Transcript dated March 21, 1986, at 37-39.

[3] One member of the Commission did not participate in this matter.

[4] The Commission deleted reference to two of the eight complaints in its amended findings of fact filed on January 16, 1987.

[5] Ackel himself admits that "[t]he Commission never actually amended its notice." Opening Brief at 37.

[6] During this proceeding, Fidel was a Maricopa County Superior Court judge. He currently is a member of the Arizona Court of Appeals, Division One.

[7] Our condemnation of language which suggests judicial partiality is not limited to profanity. Ackel's comment about getting Bankhead "in [his] clutches" clearly suggests favoritism and thus constitutes wilful misconduct.

[8] Shanks also testified that Ackel has always treated her with respect and dignity in the courtroom. Transcript dated December 12, 1986, at 63. She also testified that other Justices of the Peace use endearing terms. Id. at 65.

[9] Transcript dated March 21, 1986, at 11, 19-20, 24, 27 (testimony of Tina Maureen Long (formerly Tina Randall)).

[10] Id. at 24.

[11] Id. at 49 (testimony of Ackel); Transcript dated December 12, 1986, at 200-01 (testimony of Elizabeth DeFiore, Ackel's supervising clerk).

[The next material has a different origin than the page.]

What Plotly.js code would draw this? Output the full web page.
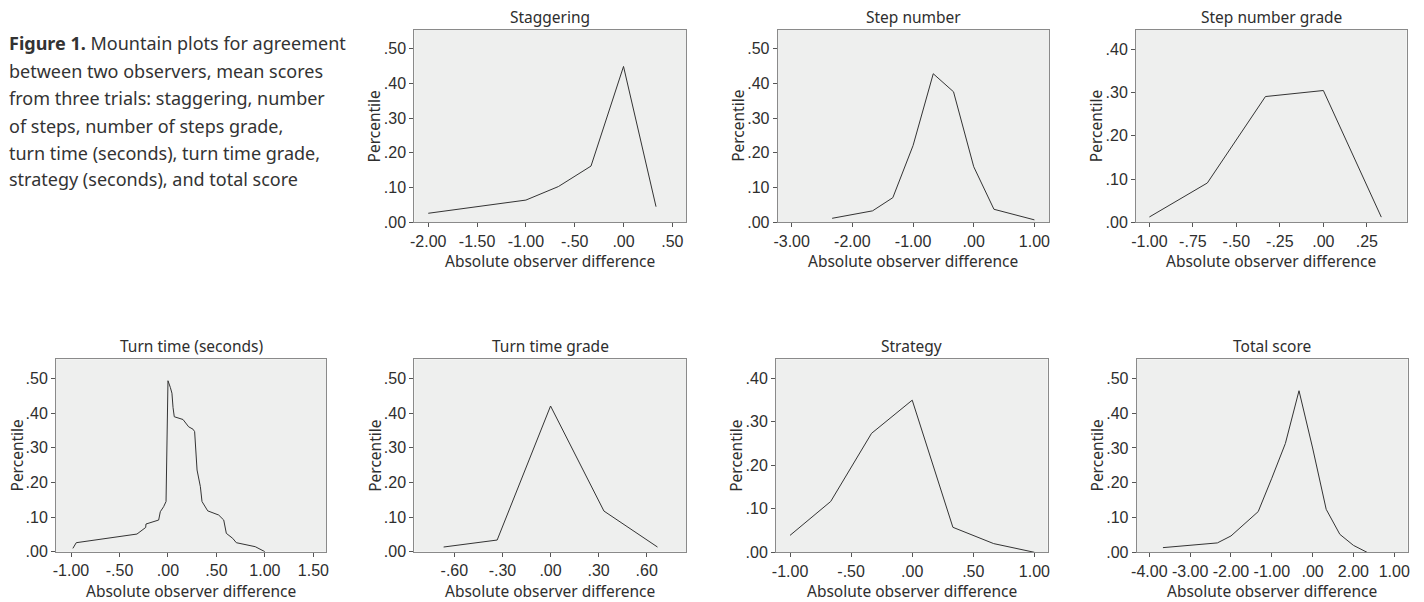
<!DOCTYPE html>
<html>
<head>
<meta charset="utf-8">
<script src="https://cdn.plot.ly/plotly-3.0.1.min.js"></script>
<style>
html,body{margin:0;padding:0;background:#fff;}
#chart{width:1424px;height:602px;}
</style>
</head>
<body>
<div id="chart"></div>
<script>
// ---------- DATA ----------
const panelTitles = ["Staggering", "Step number", "Step number grade", "Turn time (seconds)", "Turn time grade", "Strategy", "Total score"];

const staggeringX = [-2.0, -1.0, -0.667, -0.333, 0.0, 0.333];
const staggeringY = [0.026, 0.064, 0.103, 0.162, 0.449, 0.045];

const stepNumberX = [-2.333, -1.667, -1.333, -1.0, -0.667, -0.333, 0.0, 0.333, 1.0];
const stepNumberY = [0.0115, 0.033, 0.071, 0.221, 0.428, 0.376, 0.16, 0.0375, 0.007];

const stepGradeX = [-1.0, -0.667, -0.333, 0.0, 0.333];
const stepGradeY = [0.0123, 0.091, 0.291, 0.305, 0.012];

const turnTimeX = [-0.981, -0.946, -0.32, -0.258, -0.23, -0.227, -0.096, -0.079, -0.045, -0.02, 0.0, 0.024, 0.041, 0.052, 0.065, 0.155, 0.18, 0.213, 0.258, 0.275, 0.30, 0.334, 0.351, 0.41, 0.523, 0.575, 0.602, 0.668, 0.705, 0.90, 1.0];
const turnTimeY = [0.0096, 0.026, 0.051, 0.063, 0.07, 0.08, 0.0915, 0.1156, 0.13, 0.145, 0.494, 0.475, 0.458, 0.417, 0.39, 0.382, 0.373, 0.361, 0.354, 0.347, 0.236, 0.188, 0.145, 0.118, 0.106, 0.0915, 0.053, 0.0385, 0.026, 0.0145, 0.0];

const turnGradeX = [-0.667, -0.333, 0.0, 0.333, 0.667];
const turnGradeY = [0.0135, 0.0337, 0.421, 0.1175, 0.0135];

const strategyX = [-1.0, -0.667, -0.333, 0.0, 0.333, 0.667, 1.0];
const strategyY = [0.039, 0.117, 0.2736, 0.350, 0.0575, 0.02, 0.0];

const totalX = [-3.667, -2.333, -2.0, -1.333, -1.0, -0.667, -0.333, 0.0, 0.333, 0.667, 1.0, 1.333];
const totalY = [0.0134, 0.027, 0.047, 0.117, 0.213, 0.313, 0.4646, 0.30, 0.1236, 0.0517, 0.020, 0.0];

// tick values / labels
const yTicks5 = [0, 0.1, 0.2, 0.3, 0.4, 0.5];
const yLabels5 = [".00", ".10", ".20", ".30", ".40", ".50"];
const yTicks4 = [0, 0.1, 0.2, 0.3, 0.4];
const yLabels4 = [".00", ".10", ".20", ".30", ".40"];

const staggeringTicks = [-2.0, -1.5, -1.0, -0.5, 0.0, 0.5];
const staggeringLabels = ["-2.00", "-1.50", "-1.00", "-.50", ".00", ".50"];
const stepNumberTicks = [-3, -2, -1, 0, 1];
const stepNumberLabels = ["-3.00", "-2.00", "-1.00", ".00", "1.00"];
const stepGradeTicks = [-1.0, -0.75, -0.5, -0.25, 0.0, 0.25];
const stepGradeLabels = ["-1.00", "-.75", "-.50", "-.25", ".00", ".25"];
const turnTimeTicks = [-1.0, -0.5, 0.0, 0.5, 1.0, 1.5];
const turnTimeLabels = ["-1.00", "-.50", ".00", ".50", "1.00", "1.50"];
const turnGradeTicks = [-0.6, -0.3, 0.0, 0.3, 0.6];
const turnGradeLabels = ["-.60", "-.30", ".00", ".30", ".60"];
const strategyTicks = [-1.0, -0.5, 0.0, 0.5, 1.0];
const strategyLabels = ["-1.00", "-.50", ".00", ".50", "1.00"];
const totalTicks = [-4, -3, -2, -1, 0, 1, 2];
const totalLabels = ["-4.00", "-3.00", "-2.00", "-1.00", ".00", "2.00", "1.00"];

const xAxisTitle = "Absolute observer difference";
const yAxisTitle = "Percentile";
const captionBold = "Figure 1.";
const captionLines = [
  " Mountain plots for agreement",
  "between two observers, mean scores",
  "from three trials: staggering, number",
  "of steps, number of steps grade,",
  "turn time (seconds), turn time grade,",
  "strategy (seconds), and total score"
];

// ---------- LAYOUT ----------
const W = 1424, H = 602;
const px = v => v / W;
const py = v => 1 - v / H;

const series = [
  {x: staggeringX, y: staggeringY, tv: staggeringTicks, tt: staggeringLabels, yv: yTicks5, yt: yLabels5},
  {x: stepNumberX, y: stepNumberY, tv: stepNumberTicks, tt: stepNumberLabels, yv: yTicks5, yt: yLabels5},
  {x: stepGradeX, y: stepGradeY, tv: stepGradeTicks, tt: stepGradeLabels, yv: yTicks4, yt: yLabels4},
  {x: turnTimeX, y: turnTimeY, tv: turnTimeTicks, tt: turnTimeLabels, yv: yTicks5, yt: yLabels5},
  {x: turnGradeX, y: turnGradeY, tv: turnGradeTicks, tt: turnGradeLabels, yv: yTicks5, yt: yLabels5},
  {x: strategyX, y: strategyY, tv: strategyTicks, tt: strategyLabels, yv: yTicks4, yt: yLabels4},
  {x: totalX, y: totalY, tv: totalTicks, tt: totalLabels, yv: yTicks5, yt: yLabels5}
];

// box geometry in pixels: [left, right, top, bottom], axis ranges
const boxes = [
  {l: 414.3, r: 686, t: 30, b: 222.3, xr: [-2.143, 0.64], yr: [0, 0.554]},
  {l: 777.7, r: 1049, t: 30, b: 222.3, xr: [-3.23, 1.24], yr: [0, 0.554]},
  {l: 1136, r: 1406.7, t: 30, b: 222.3, xr: [-1.077, 0.479], yr: [0, 0.445]},
  {l: 56, r: 326, t: 359.3, b: 551.7, xr: [-1.155, 1.63], yr: [0, 0.556]},
  {l: 414.3, r: 686, t: 359.3, b: 551.7, xr: [-0.85, 0.845], yr: [0, 0.556]},
  {l: 776, r: 1047.7, t: 359.3, b: 552.3, xr: [-1.115, 1.109], yr: [0, 0.444]},
  {l: 1136.7, r: 1407.7, t: 359.3, b: 552.3, xr: [-4.31, 2.33], yr: [0, 0.555]}
];

const tickFont = {family: "Liberation Sans, Arial, sans-serif", size: 16, color: "#2e2e2e"};
const textFont = {family: "Noto Sans, Open Sans, sans-serif", size: 15.5, color: "#2e2e2e"};

const traces = [];
const layout = {
  width: W, height: H,
  margin: {l: 0, r: 0, t: 0, b: 0},
  paper_bgcolor: "#ffffff",
  showlegend: false,
  annotations: [],
  shapes: []
};

series.forEach((s, i) => {
  const b = boxes[i];
  const n = i + 1;
  const xa = n === 1 ? "x" : "x" + n;
  const ya = n === 1 ? "y" : "y" + n;
  traces.push({
    type: "scatter", mode: "lines", x: s.x, y: s.y,
    xaxis: xa, yaxis: ya,
    line: {color: "#333333", width: 1},
    hoverinfo: "skip"
  });
  const axCommon = {
    showgrid: false, zeroline: false, showline: true, mirror: true,
    linecolor: "#8a8a8a", linewidth: 1,
    ticks: "outside", ticklen: 4, tickcolor: "#555", tickwidth: 1,
    tickfont: tickFont, fixedrange: true
  };
  layout["xaxis" + (n === 1 ? "" : n)] = Object.assign({}, axCommon, {
    domain: [px(b.l), px(b.r)], anchor: ya, range: b.xr,
    tickmode: "array", tickvals: s.tv, ticktext: s.tt
  });
  layout["yaxis" + (n === 1 ? "" : n)] = Object.assign({}, axCommon, {
    domain: [py(b.b), py(b.t)], anchor: xa, range: b.yr,
    tickmode: "array", tickvals: s.yv, ticktext: s.yt
  });
  layout.shapes.push({
    type: "rect", xref: "paper", yref: "paper", layer: "below",
    x0: px(b.l), x1: px(b.r), y0: py(b.b), y1: py(b.t),
    fillcolor: "#eeefee", line: {width: 0}
  });
  const cx = (b.l + b.r) / 2;
  layout.annotations.push({
    text: panelTitles[i], xref: "paper", yref: "paper",
    x: px(cx), y: py(b.t - 13), xanchor: "center", yanchor: "middle",
    showarrow: false, font: textFont
  });
  layout.annotations.push({
    text: xAxisTitle, xref: "paper", yref: "paper",
    x: px(cx), y: py(b.b + 39), xanchor: "center", yanchor: "middle",
    showarrow: false, font: textFont
  });
  layout.annotations.push({
    text: yAxisTitle, xref: "paper", yref: "paper",
    x: px(b.l - 40), y: py((b.t + b.b) / 2), xanchor: "center", yanchor: "middle",
    textangle: -90, showarrow: false, font: textFont
  });
});

// caption
const capFont = {family: "Noto Sans, Open Sans, sans-serif", size: 18, color: "#333"};
const capY = [43, 71, 98, 126, 153, 179];
captionLines.forEach((line, k) => {
  const txt = k === 0 ? "<b>" + captionBold + "</b>" + line : line;
  layout.annotations.push({
    text: txt, xref: "paper", yref: "paper",
    x: px(7), y: py(capY[k]), xanchor: "left", yanchor: "middle",
    showarrow: false, font: capFont, align: "left"
  });
});

Plotly.newPlot("chart", traces, layout, {displayModeBar: false, staticPlot: true});
</script>
</body>
</html>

[12] "In extreme cases, sexual harassment represents an attempt to use one's judicial office to obtain sexual favors. Such conduct indicates not only lack of respect for public trust, but also an availability for improper influence." Lubet, Judicial Impropriety: Love, Friendship, Free Speech, and Other Intemperate Conduct, 1986 Ariz.St.L.J. 379, 398 (1986). See e.g. In re Hammond, 224 Kan. 745, 585 P.2d 1066 (1978); In re Martin, 302 N.C. 299, 275 S.E.2d 412 (1981); In re Kivett, 309 N.C. 635, 309 S.E.2d 442 (1983).